Lock the ranges with absolute references when copying the formula: =INDEX($B$2:$E$5, MATCH(G2, $A$2:$A$5, 0), MATCH(H2, $B$1:$E$1, 0)). The cell references G2 and H2 stay relative.
Common Errors
#N/A — Search key not found
One or both MATCH functions cannot find the search key. Check spelling, extra spaces, and data types. “Q 3” (with a space) does not match “Q3”.
Fix: Verify the row label and column header exist exactly as typed. Use =TRIM() to remove whitespace.
#REF! — Data range too small
The MATCH position exceeds the dimensions of the INDEX range. If MATCH returns row position 5 but the INDEX range has only 4 rows, you get #REF!.
Fix: Make sure the INDEX data range covers all rows and columns. If the table has 4 salesperson rows (2 through 5), the data range should be B2:E5.
Wrong value — Headers included in data range
If the INDEX range includes the header row (B1:E5 instead of B2:E5), positions shift by one row. MATCH returns position 2 for Hermione, but row 2 of B1:E5 is actually Harry’s data.
Fix: Start the INDEX range at the first data row, not the header row.
Both MATCH functions must use 0 for exact matching. The default (1) assumes sorted data and returns approximate matches, which produces wrong positions on unsorted row labels or column headers.
Tips
-
Keep the data range clean. The INDEX range should cover only the table body. Row labels and column headers go in the MATCH ranges, not the INDEX range.
-
Test each MATCH separately. Before writing the full formula, test
=MATCH("Hermione", A2:A5, 0)and=MATCH("Q3", B1:E1, 0)individually. Confirm both return the expected positions. -
Use IFERROR for missing combinations.
=IFERROR(INDEX(..., MATCH(...), MATCH(...)), "Not found")handles cases where the row or column key does not exist. -
This pattern is unique to INDEX MATCH. Neither VLOOKUP nor XLOOKUP supports true two-way lookups natively. INDEX MATCH MATCH is the standard approach for matrix-style data.

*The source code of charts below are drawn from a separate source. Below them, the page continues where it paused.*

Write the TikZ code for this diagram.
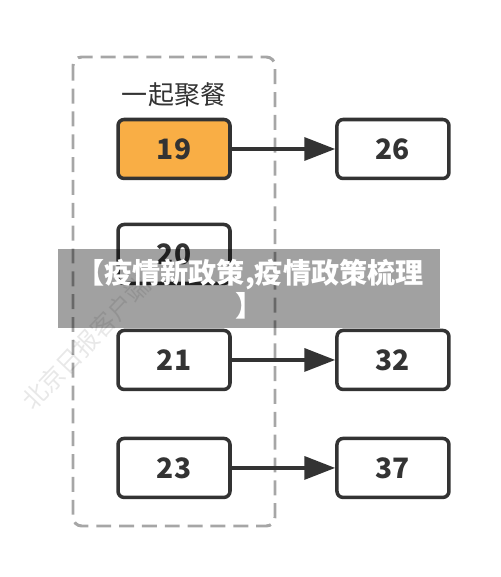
\documentclass[tikz,border=0pt]{standalone}
\usepackage{fontspec}
\setmainfont{Noto Sans CJK SC}
\usepackage{tikz}
\usetikzlibrary{arrows.meta}
\definecolor{boxline}{HTML}{333333}
\definecolor{pickfill}{HTML}{F9AE45}
\definecolor{frameline}{HTML}{A6A6A6}
\tikzstyle{numbox} = [rectangle, draw=boxline, fill=white, line width=2pt,
    rounded corners=3.5pt, minimum width=2.24cm, minimum height=1.18cm,
    font=\fontsize{16}{18}\selectfont\bfseries, text=boxline]
\tikzstyle{pickbox} = [numbox, fill=pickfill]
\tikzstyle{arrow} = [draw=boxline, line width=2pt, -{Triangle[length=17.5pt,width=13pt]}]
\tikzstyle{frame} = [draw=frameline, line width=1.7pt, dash pattern=on 8.5pt off 4.5pt,
    rounded corners=5pt]

\begin{document}
\begin{tikzpicture}[x=0.02cm, y=-0.02cm, node distance=2.1cm]
			\useasboundingbox (0,0) rectangle (500,577);
			% group frame
			\path [frame] (73,57) rectangle (275,526);
			% Place nodes
			\node [pickbox] at (174,149) (n19) {19};
			\node [numbox, below of=n19, node distance=2.1cm] (n20) {20};
			\node [numbox, below of=n20, node distance=2.12cm] (n21) {21};
			\node [numbox, below of=n21, node distance=2.16cm] (n23) {23};
			\node [numbox, right of=n19, node distance=4.38cm] (n26) {26};
			\node [numbox, right of=n21, node distance=4.38cm] (n32) {32};
			\node [numbox, right of=n23, node distance=4.38cm] (n37) {37};
			\node [above of=n19, node distance=1.08cm, font=\fontsize{14.8}{16}\selectfont, text=boxline] (title) {一起聚餐};
			\path [arrow] (n19) -- (n26);
			\path [arrow] (n21) -- (n32);
			\path [arrow] (n23) -- (n37);
			% watermark
			\node [rotate=46.5, text=black, opacity=0.09, font=\fontsize{14}{15}\selectfont] at (86,343) (mark) {北京日报客户端};
			% banner
			\fill [black, fill opacity=0.37] (58,249) rectangle (440,328);
			\node [text=white, font=\fontsize{16}{19}\selectfont\bfseries, align=center] at (250,289) (banner) {【疫情新政策,疫情政策梳理\\】};
	\end{tikzpicture}
\end{document}
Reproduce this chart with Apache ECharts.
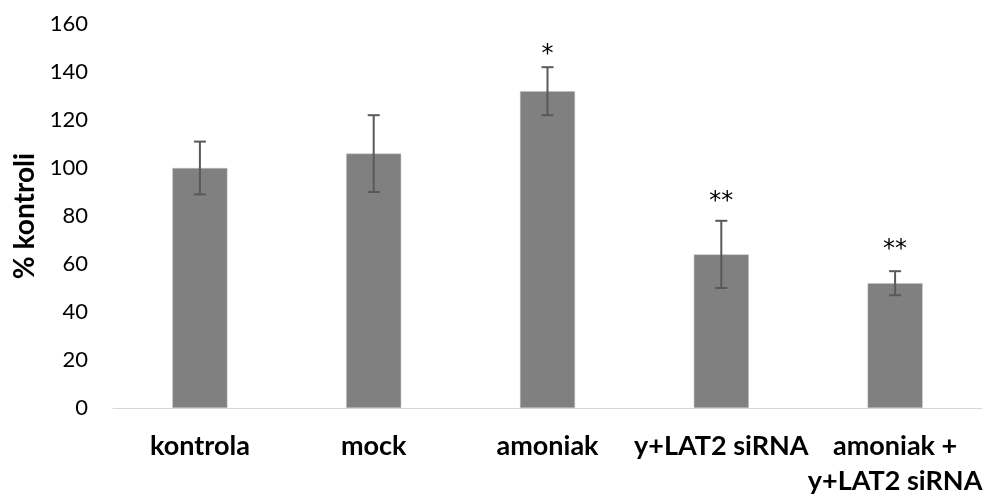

Related Google Sheets Tutorials
- INDEX MATCH: The Complete Guide — Full syntax, left lookups, and the combined formula pattern
- INDEX MATCH for Beginners — Start here if you are new to INDEX MATCH
- INDEX MATCH with Multiple Criteria — Match on two or more conditions using array multiplication
- INDEX MATCH vs VLOOKUP — When to use each lookup function
- VLOOKUP: The Complete Guide — Full VLOOKUP reference with examples
Frequently Asked Questions
What is a two-way lookup in Google Sheets?
A two-way lookup finds a value at the intersection of a specific row and column. You provide both a row identifier and a column header, and the formula returns the cell where they meet. INDEX with two MATCH functions handles this.
Can VLOOKUP do a two-way lookup?
VLOOKUP alone cannot do a two-way lookup. You can nest MATCH inside the column index argument of VLOOKUP, but INDEX MATCH MATCH is the standard approach and easier to read.
What does INDEX MATCH MATCH mean?
INDEX MATCH MATCH is a formula pattern that uses INDEX with two MATCH functions. The first MATCH finds the row position, the second MATCH finds the column position, and INDEX returns the value at that intersection.
Why does my two-way lookup return the wrong value?
Check that both MATCH functions use 0 for exact matching. Also verify the row headers and column headers in your data match the search values exactly, including spelling and spacing.
Can XLOOKUP do a two-way lookup?
XLOOKUP does not support two-way lookups natively. You can nest two XLOOKUP functions, but INDEX MATCH MATCH is more readable and widely used for this purpose.